Just like you, but different
Urbanaut – Doris Plum, Belgium Quadruple, in a comedy 250ml can. I’ve been to beer festivals where this is the serve size. These are the same cans as their range of beer-blenders come in, so it’s not really a surprise, and quite a clever way to maximise profit I imagine.
rounded out with a dash
This is a 250ml can of a beer that is at 10.0% ABV, making it, surprisingly, 2 standard drink units in NZ, and at 355calories a serve size this would be 200ish calories.I could be wrong I’m not terribly good at math.
Urbanaut – Doris Plum, Belgium Quadruple is brewed in Kingsland 🇳🇿 Auckland, New Zealand in the style that is a Quadrupel / Abt
A ripe amber-coloured beer layered with spicy esters and rich caramel notes, rounded out with a dash of juicy Doris plums.
So, What could possibly go wrong?
As this is the smallest beer you could image I’ve decided to have it in the biggest glass I could find. It seemed fair and reasonable. It’s also unlikely that you’ll see the beer in the glass.
Honestly I thought more banana than plum when I opened the can, then I thought bubble-gum, it’s pretty much the same as banana nearly.
It’s more beer colour than I thought was going to be when pouring, but it settles sullenly to a flat vaguely dark plum colour in the glass, wherein the aroma really has a chance to fulfil itself, and still it becomes that banana/bubblegum thing.

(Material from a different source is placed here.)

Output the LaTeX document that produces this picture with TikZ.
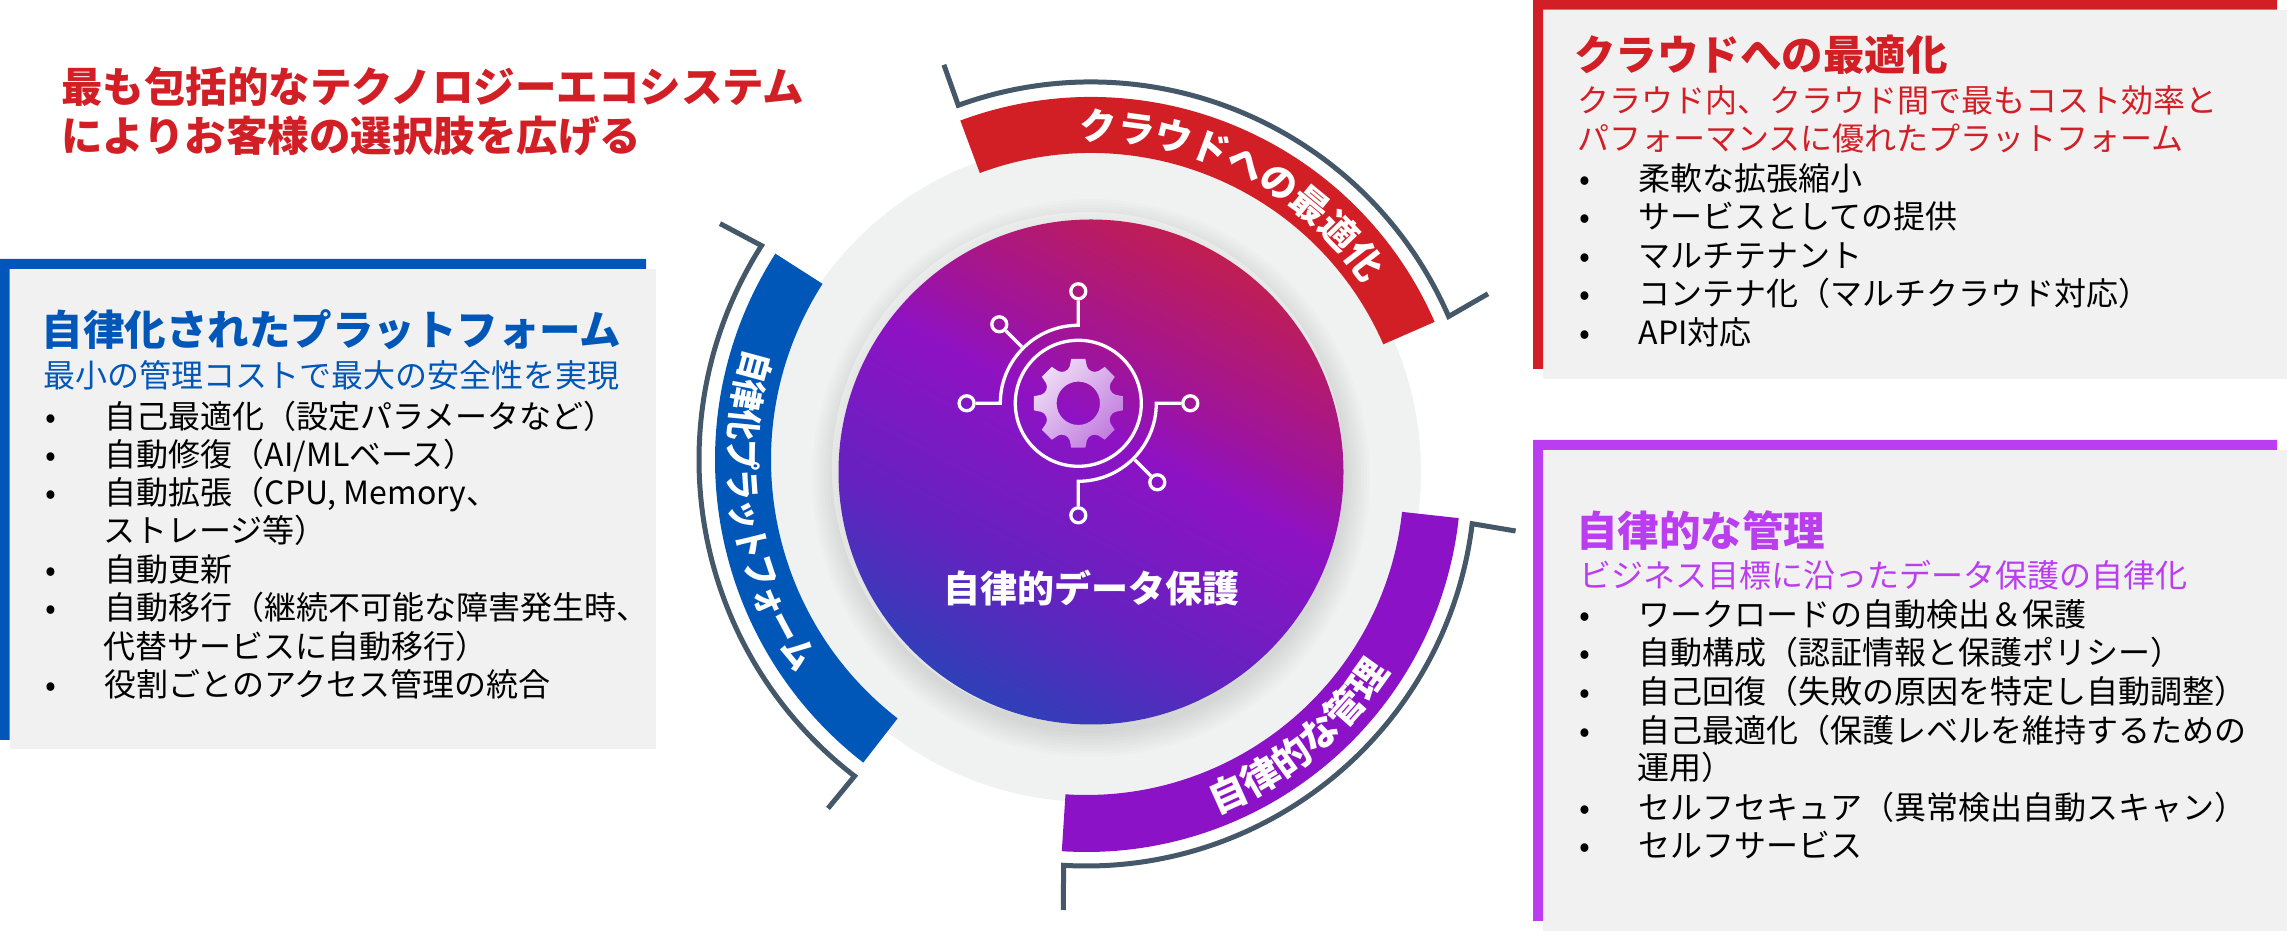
\documentclass[tikz,border=0pt]{standalone}
\usepackage{fontspec}
\setmainfont{Noto Sans CJK JP}
\newfontfamily\bandfont{Noto Sans CJK JP}[FakeStretch=0.86]
\usetikzlibrary{decorations.text}
\definecolor{cloudred}{HTML}{D21F26}
\definecolor{autoblue}{HTML}{0057B8}
\definecolor{bandpurple}{HTML}{8C12C8}
\definecolor{sidepurple}{HTML}{BB3DF0}
\definecolor{panelgray}{HTML}{F1F1F2}
\definecolor{ringgray}{HTML}{F0F1F1}
\definecolor{slate}{HTML}{44586A}
\definecolor{discA}{HTML}{2F40B8}
\definecolor{discB}{HTML}{6522C0}
\definecolor{discC}{HTML}{8E12C4}
\definecolor{discD}{HTML}{A0149A}
\definecolor{discE}{HTML}{C01E52}
\pgfdeclareverticalshading{discfill}{100bp}{color(0bp)=(discA); color(25bp)=(discA); color(38bp)=(discB); color(54bp)=(discC); color(60.5bp)=(discD); color(75bp)=(discE); color(100bp)=(discE)}
\newcommand{\itemdot}{\makebox[59.5pt][l]{•}}
\tikzset{
	headtext/.style={anchor=west, inner sep=0pt, text height=36pt, text depth=5pt, font=\fontsize{41.5}{42}\selectfont\bfseries},
	subtext/.style={anchor=west, inner sep=0pt, text height=28pt, text depth=4pt, font=\fontsize{32}{32}\selectfont},
	itemtext/.style={anchor=west, inner sep=0pt, text height=27pt, text depth=4pt, font=\fontsize{32}{32}\selectfont},
	bracket/.style={draw=slate, line width=5pt, miter limit=10},
	curvetext/.style={decorate, decoration={text along path, text color=white, text align=center}},
	iconline/.style={draw=white, line width=3.3pt},
	iconpin/.style={circle, draw=white, line width=3.3pt, minimum size=15pt, inner sep=0pt}
}
\begin{document}
\begin{tikzpicture}[x=1pt,y=1pt]
	\useasboundingbox (0,0) rectangle (2287,931);
	% side panels
	\fill[panelgray] (9.5,662) rectangle (656,182);
	\fill[autoblue] (0,191) -- (0,672) -- (646,672) -- (646,662) -- (9.5,662) -- (9.5,191) -- cycle;
	\fill[panelgray] (1543,921.4) rectangle (2287,552);
	\fill[cloudred] (1533,562) -- (1533,931) -- (2277,931) -- (2277,921.4) -- (1543,921.4) -- (1543,562) -- cycle;
	\fill[panelgray] (1543,481) rectangle (2287,0);
	\fill[sidepurple] (1533,10) -- (1533,491) -- (2277,491) -- (2277,481) -- (1543,481) -- (1543,10) -- cycle;
	% header
	\node[headtext, text=cloudred] (lead1) at (61,843.5) {最も包括的なテクノロジーエコシステム};
	\node[headtext, text=cloudred] (lead2) at (61,794.5) {によりお客様の選択肢を広げる};
	% left panel
	\node[headtext, text=autoblue] (autotitle) at (41.5,601) {自律化されたプラットフォーム};
	\node[subtext, text=autoblue] (autosub) at (43,555) {最小の管理コストで最大の安全性を実現};
	\node[itemtext] (auto1) at (45,514.2) {\itemdot 自己最適化（設定パラメータなど）};
	\node[itemtext] (auto2) at (45,475.8) {\itemdot 自動修復（AI/MLベース）};
	\node[itemtext] (auto3) at (45,438) {\itemdot 自動拡張（CPU, Memory、};
	\node[itemtext] (auto3b) at (103,400) {ストレージ等）};
	\node[itemtext] (auto4) at (45,361.4) {\itemdot 自動更新};
	\node[itemtext] (auto5) at (45,322.6) {\itemdot 自動移行（継続不可能な障害発生時、};
	\node[itemtext] (auto5b) at (103,284.4) {代替サービスに自動移行）};
	\node[itemtext] (auto6) at (45,246.3) {\itemdot 役割ごとのアクセス管理の統合};
	% right upper panel
	\node[headtext, text=cloudred] (cloudtitle) at (1574,876.3) {クラウドへの最適化};
	\node[subtext, text=cloudred] (cloudsub1) at (1577,830.5) {クラウド内、クラウド間で最もコスト効率と};
	\node[subtext, text=cloudred] (cloudsub2) at (1577,792.4) {パフォーマンスに優れたプラットフォーム};
	\node[itemtext] (cloud1) at (1579.2,751.6) {\itemdot 柔軟な拡張縮小};
	\node[itemtext] (cloud2) at (1579.2,713.5) {\itemdot サービスとしての提供};
	\node[itemtext] (cloud3) at (1579.2,674.7) {\itemdot マルチテナント};
	\node[itemtext] (cloud4) at (1579.2,637.2) {\itemdot コンテナ化（マルチクラウド対応）};
	\node[itemtext] (cloud5) at (1579.2,598.4) {\itemdot API対応};
	% right lower panel
	\node[headtext, text=sidepurple] (mgmttitle) at (1576,400) {自律的な管理};
	\node[subtext, text=sidepurple] (mgmtsub) at (1579,355) {ビジネス目標に沿ったデータ保護の自律化};
	\node[itemtext] (mgmt1) at (1579.2,316) {\itemdot ワークロードの自動検出＆保護};
	\node[itemtext] (mgmt2) at (1579.2,277.7) {\itemdot 自動構成（認証情報と保護ポリシー）};
	\node[itemtext] (mgmt3) at (1579.2,239.3) {\itemdot 自己回復（失敗の原因を特定し自動調整）};
	\node[itemtext] (mgmt4) at (1579.2,200.3) {\itemdot 自己最適化（保護レベルを維持するための};
	\node[itemtext] (mgmt4b) at (1637,162.7) {運用）};
	\node[itemtext] (mgmt5) at (1579.2,123.3) {\itemdot セルフセキュア（異常検出自動スキャン）};
	\node[itemtext] (mgmt6) at (1579.2,85) {\itemdot セルフサービス};
	% ring and disc
	\coordinate (mid) at (1091,459);
	\coordinate (blue) at (1098,471);
	\coordinate (purple) at (1086,454);
	\fill[ringgray] (mid) circle[radius=330];
	\foreach \s in {3,6,...,27} \fill[black, opacity=.012] (1091,453) circle[radius=252+\s];
	\fill[white, opacity=.35] (1088,463) circle[radius=256];
	\shade[shading=discfill, shading angle=-28] (mid) circle[radius=252.5];
	% colour bands
	\fill[cloudred] ([shift={(110.4:375)}]mid) arc[start angle=110.4, end angle=23.6, radius=375] -- ([shift={(23.6:319)}]mid) arc[start angle=23.6, end angle=110.4, radius=319] -- cycle;
	\fill[autoblue] ([shift={(147.4:383)}]blue) arc[start angle=147.4, end angle=232.2, radius=383] -- ([shift={(232.2:327)}]blue) arc[start angle=232.2, end angle=147.4, radius=327] -- cycle;
	\fill[bandpurple] ([shift={(-6.3:375)}]purple) arc[start angle=-6.3, end angle=-93.7, radius=375] -- ([shift={(-93.7:318)}]purple) arc[start angle=-93.7, end angle=-6.3, radius=318] -- cycle;
	% brackets
	\draw[bracket] (943.9,866.2) -- ([shift={(109.9:390)}]mid) arc[start angle=109.9, end angle=23.5, radius=390] -- (1488,637.2);
	\draw[bracket] (720,707.4) -- ([shift={(147.5:399)}]blue) arc[start angle=147.5, end angle=232.4, radius=399] -- (828,122.6);
	\draw[bracket] (1515.6,400) -- ([shift={(-6.9:389)}]purple) arc[start angle=-6.9, end angle=-93.3, radius=389] -- (1063.3,21);
	% curved labels
	\path[curvetext, decoration={text={|\fontsize{37}{37}\selectfont\bfseries|クラウドへの最適化}}] ([shift={(123.3:332)}]mid) arc[start angle=123.3, end angle=3.3, radius=332];
	\path[curvetext, decoration={text={|\bandfont\fontsize{36}{36}\selectfont\bfseries|自律化プラットフォーム}}] ([shift={(138.8:369)}]blue) arc[start angle=138.8, end angle=238.8, radius=369];
	\path[curvetext, decoration={text={|\fontsize{38}{38}\selectfont\bfseries|自律的な管理}}] ([shift={(-100.75:361)}]purple) arc[start angle=-100.75, end angle=-0.75, radius=361];
	\node[text=white, inner sep=0pt, font=\fontsize{37}{37}\selectfont\bfseries] (disclabel) at (1091,343) {自律的データ保護};
	% icon
	\begin{scope}[shift={(1078.3,527.7)}]
		\shade[even odd rule, top color=white!85!discC, bottom color=white!45!discC, shading angle=45] (-13:38) \foreach \a in {0,45,...,315} { -- (\a-9:45) -- (\a+9:45) -- (\a+13:38) to[bend left=50] (\a+32:38) } -- cycle (0,0) circle[radius=21.7];
		\draw[iconline] (0,0) circle[radius=63];
		\node[iconpin] (pinw) at (-111.7,0) {};
		\node[iconpin] (pine) at (112,0) {};
		\node[iconpin] (pinn) at (0,112) {};
		\node[iconpin] (pins) at (0,-112) {};
		\node[iconpin] (pinnw) at (-79,79) {};
		\node[iconpin] (pinse) at (79,-79) {};
		\draw[iconline] (pinw) -- (-78,0) arc[start angle=180, end angle=90, radius=78] -- (pinn);
		\draw[iconline] (pine) -- (78,0) arc[start angle=0, end angle=-90, radius=78] -- (pins);
		\draw[iconline] (pinnw) -- (135:80);
		\draw[iconline] (pinse) -- (-45:80);
	\end{scope}
\end{tikzpicture}
\end{document}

The taste is a big malty smack, very to style, but there’s not a lot of flavour over and or on top of that sugariness.
It is a thick alcohol laden drink that is quite sweet. There’s not a lot of real flavour in this that I can notice or is noticeable even as a trace, which is really disappointing.
So there you are, smaller is not better, more malt does not equal more flavour, writing Doris Plum on the label does not mean that you get to taste it in the drink, and that there, the gap between the expectation and the delivery is called the dissapointment.
The pdubyah-o-meter rates this as 7 of its things from the thing. It really is quite disappointing, from the initial aroma to the lack of the promised plums. As a Quad this is fairly nice, in a boring and pedestrian way, but it really lacks flavour and personality.
The double dip review
Music for this: High Violet by The National – which I’m having on vinyl (purple) but you can listen on Spotify.
Abt, or quadrupel, is the name given to ultra-strong Trappist and abbey ales. The name Abt was pioneered to describe Westvleteren and the beer that would become St. Bernardus. Quadrupel was pioneered by La Trappe. Abts are the darker of the two, with more rich, deep fruity notes. Quads are paler, with corresponding peachy notes. Neither have much in the way of hop, and both are very strong and malty. Though both are bottle-conditioned, abts trend more towards yeastiness. Alcohol is very high (10+% abv) for both.